We are excited to announce that our team at Pi School, composed of Francesco Cariaggi, Cristiano De Nobili and Sébastien Bratières, had the chance to work on a follow-up to the Patents4IPPC project, making the Information Retrieval (IR) system initially built even better.
The project was initially carried out in collaboration with the Directorate Growth and Innovation of the Joint Research Centre (JRC) of the European Commission to map environmental capabilities across the EU and the world to meet the standards for clean technology defined by the European Green Deal.

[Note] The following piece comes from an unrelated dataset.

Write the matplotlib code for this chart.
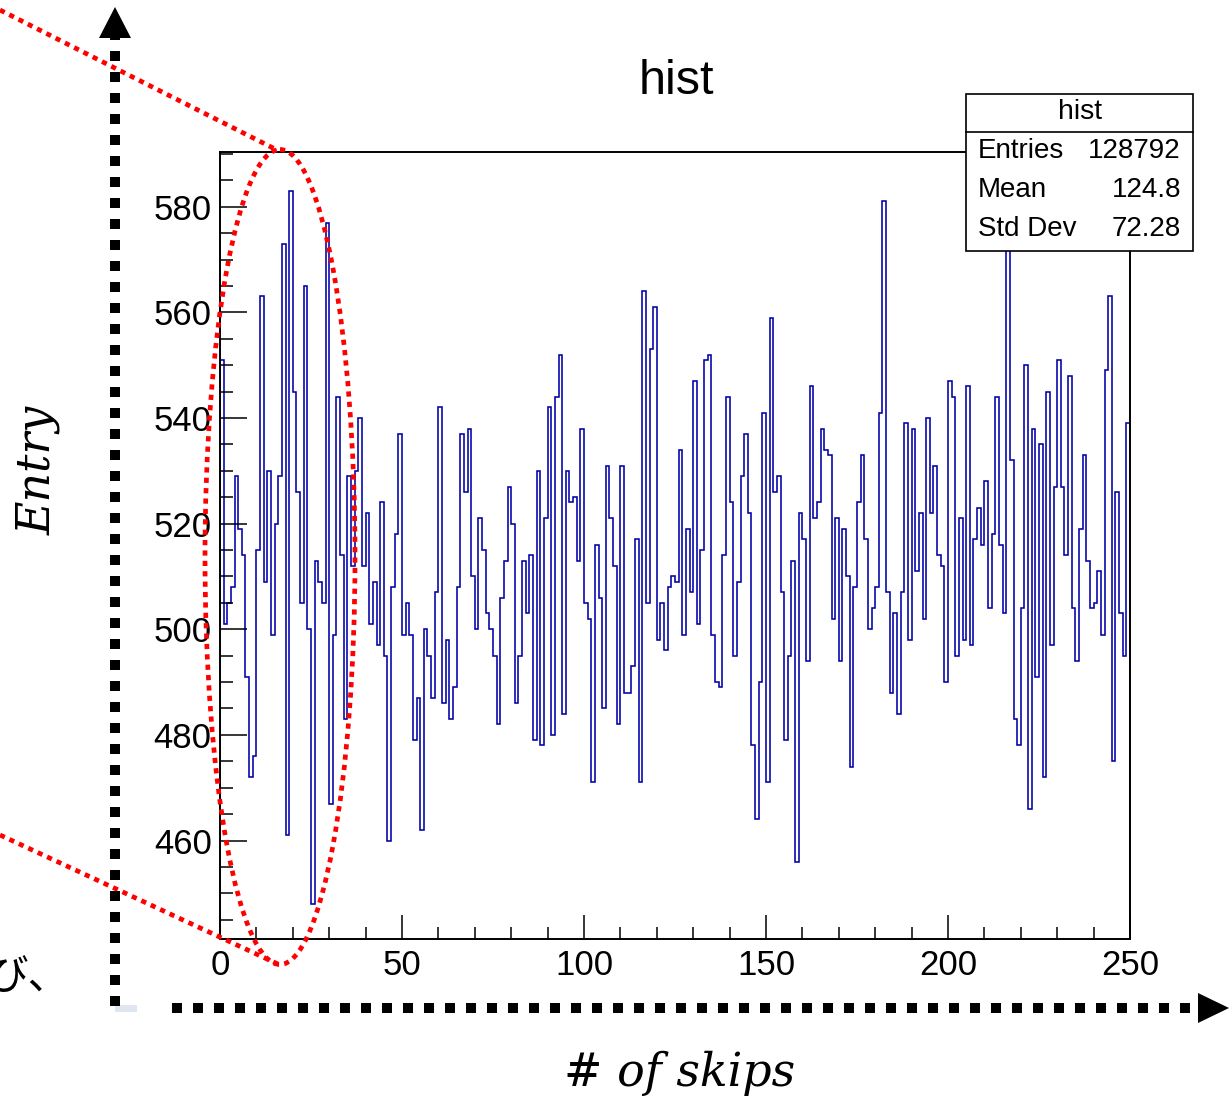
import numpy as np
import matplotlib
matplotlib.use('Agg')
import matplotlib.pyplot as plt
from matplotlib.patches import Ellipse, Polygon, Rectangle
from matplotlib.ticker import MultipleLocator

# 1 bin = 1 skip, 0..249
counts = [
    551, 501, 505, 508, 529, 519, 514, 491, 472, 476,
    515, 563, 509, 530, 499, 520, 529, 573, 461, 583,
    545, 526, 505, 565, 500, 448, 513, 509, 505, 577,
    467, 499, 544, 514, 483, 529, 512, 530, 540, 512,
    522, 501, 509, 497, 524, 495, 460, 508, 518, 537,
    499, 505, 499, 479, 487, 462, 500, 495, 487, 507,
    542, 486, 498, 483, 489, 508, 537, 526, 538, 510,
    500, 521, 515, 503, 500, 495, 482, 506, 513, 527,
    520, 486, 495, 513, 503, 514, 479, 530, 478, 521,
    542, 480, 544, 552, 484, 530, 524, 525, 513, 538,
    505, 502, 471, 516, 506, 485, 531, 521, 512, 482,
    531, 488, 488, 493, 517, 471, 564, 505, 553, 561,
    498, 505, 496, 508, 510, 509, 534, 499, 519, 507,
    547, 501, 515, 551, 552, 499, 490, 489, 514, 544,
    524, 495, 509, 529, 537, 522, 478, 464, 490, 541,
    471, 559, 526, 529, 507, 479, 495, 513, 456, 522,
    517, 494, 546, 521, 524, 538, 534, 533, 502, 521,
    494, 519, 510, 474, 508, 524, 533, 517, 500, 504,
    508, 541, 581, 507, 488, 503, 484, 507, 539, 498,
    538, 511, 522, 502, 540, 522, 531, 514, 512, 490,
    547, 544, 495, 521, 498, 546, 497, 517, 523, 516,
    528, 504, 518, 544, 516, 503, 574, 532, 483, 478,
    504, 550, 466, 538, 491, 535, 472, 545, 497, 527,
    551, 527, 514, 548, 504, 494, 519, 533, 513, 504,
    505, 511, 499, 549, 563, 475, 526, 503, 495, 539,
]
x_range = (0, 250)
y_range = (441.3, 590.3)
x_ticks = [0, 50, 100, 150, 200, 250]
y_ticks = [460, 480, 500, 520, 540, 560, 580]

title = 'hist'
stat_names = ['Entries', 'Mean', 'Std Dev']
stat_values = ['128792', '124.8', '72.28']
xlabel = '# of skips'
ylabel = 'Entry'
side_text = 'び、'

W, H = 1230, 1102
DPI = 100
SANS = 'Liberation Sans'


def main():
    fig = plt.figure(figsize=(W / DPI, H / DPI), dpi=DPI)

    # ROOT の TH1 っぽいフレーム（ピクセル指定で配置）
    l, t, r, b = 220, 152.3, 1130, 939.3
    ax = fig.add_axes([l / W, 1 - b / H, (r - l) / W, (b - t) / H])
    edges = np.arange(x_range[0], x_range[1] + 1)
    ax.stairs(counts, edges, baseline=y_range[0], color='#0000a8', lw=1.15)
    ax.set_xlim(*x_range)
    ax.set_ylim(*y_range)
    ax.set_xticks(x_ticks)
    ax.set_yticks(y_ticks)
    ax.xaxis.set_minor_locator(MultipleLocator(10))
    ax.yaxis.set_minor_locator(MultipleLocator(5))
    ax.tick_params(which='both', direction='in', top=False, right=False,
                   width=1.1, labelsize=25)
    ax.tick_params(axis='y', which='major', length=19.5, pad=6)
    ax.tick_params(axis='y', which='minor', length=9.5)
    ax.tick_params(axis='x', which='major', length=17, pad=7)
    ax.tick_params(axis='x', which='minor', length=8.5)
    for lab in ax.get_xticklabels() + ax.get_yticklabels():
        lab.set_family(SANS)
    for sp in ax.spines.values():
        sp.set_linewidth(1.4)

    # 上に重ねる注釈用の座標系（ピクセル、y 下向き）
    ov = fig.add_axes([0, 0, 1, 1], zorder=5)
    ov.set_xlim(0, W)
    ov.set_ylim(H, 0)
    ov.axis('off')

    ov.text(676, 82, title, ha='center', va='center', fontsize=35, family=SANS)

    # 統計ボックス
    ov.add_patch(Rectangle((966, 94), 227, 157, fc='white', ec='black', lw=1.2, zorder=3))
    ov.plot([966, 1193], [132, 132], color='black', lw=1.2, zorder=4)
    ov.text(1080, 112, title, ha='center', va='center', fontsize=20.5, family=SANS, zorder=4)
    for i, (name, val) in enumerate(zip(stat_names, stat_values)):
        y = 151 + i * 39
        ov.text(978, y, name, ha='left', va='center', fontsize=20, family=SANS, zorder=4)
        ov.text(1181, y, val, ha='right', va='center', fontsize=20, family=SANS, zorder=4)

    # 赤い点線の楕円と引き出し線
    red = dict(color='red', lw=3.4, ls=(0, (1.1, 1.1)))
    ov.plot([0, 277], [10, 150], **red)
    ov.plot([0, 280], [835, 965], **red)
    ov.add_patch(Ellipse((280, 557), 150, 815, fill=False, ec='red', lw=3.4,
                         ls=(0, (1.1, 1.1))))

    # 黒い点線の矢印（軸）
    blk = dict(color='black', lw=7.2, ls=(0, (1, 1.1)))
    ov.plot([115, 115], [1006, 38], **blk)
    ov.add_patch(Polygon([(115, 7), (99, 38), (131, 38)], closed=True,
                         fc='black', ec='none'))
    ov.plot([172, 1198], [1008, 1008], **blk)
    ov.add_patch(Polygon([(1229, 1008), (1198, 993), (1198, 1023)], closed=True,
                         fc='black', ec='none'))
    ov.add_patch(Rectangle((115, 1005), 22, 7, fc='#dfe6f0', ec='none'))

    ov.text(38, 470, ylabel, rotation=90, ha='center', va='center',
            fontsize=33, family='DejaVu Serif', style='italic')
    ov.text(680, 1073, xlabel, ha='center', va='center',
            fontsize=33, family='DejaVu Serif', style='italic')
    # 左端で切れている本文の一部
    ov.text(-14, 978, side_text, ha='left', va='center', fontsize=30,
            family=['Noto Sans CJK JP', 'DejaVu Sans'])

    fig.savefig('out.png', dpi=DPI)


if __name__ == '__main__':
    main()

The current update focused on two important points:
Ever since we built our first IR system in the context of the Patents4IPPC project, we knew that retrieving patents based solely on their abstract was not enough. In fact, while abstracts provide succinct descriptions of the inventions proposed in the patents, often, the most relevant pieces of information are contained in the claims. On the other hand, the models we used in the original Patents4IPPC project (based on BERT) couldn’t easily deal with long texts without requiring extremely sophisticated hardware.
For this reason, in this follow-up project, we proposed using different model architectures (Longformer, Hierarchical Transformer) specifically designed to deal with long texts, thus allowing us to combine patent abstracts and claims.
Given that our models could now look at both abstracts and claims to determine the relevance of a given patent with respect to a BREF document, a new issue arose regarding how humans could validate the predictions of our model. While previously it was only a matter of skimming through the few lines of text that make up a patent abstract, now we would also need to read all the claims. This might not seem like a big deal, but the reality is that some patents may contain hundreds of claims (for example, patent US6684189B1 has 887). As a result, knowing which parts of a patent are deemed most relevant by our IR system suddenly becomes crucial.
To this end, we employed an input attribution algorithm called Integrated Gradients that helps us understand which specific parts of the input (in our case, abstract and individual claims) contribute the most to our predictions. Note that the attribution scores computed by the algorithm for each part of the input give us an idea of how relevant those parts are with respect to the BREF document, which is the second component of our model’s input.
We are delighted to have contributed to this project for two reasons. The first is the satisfaction of applying AI techniques to impactful challenges, such as achieving zero pollution. The second is the opportunity to explore frontier topics, such as long-text embedders and explainability methods.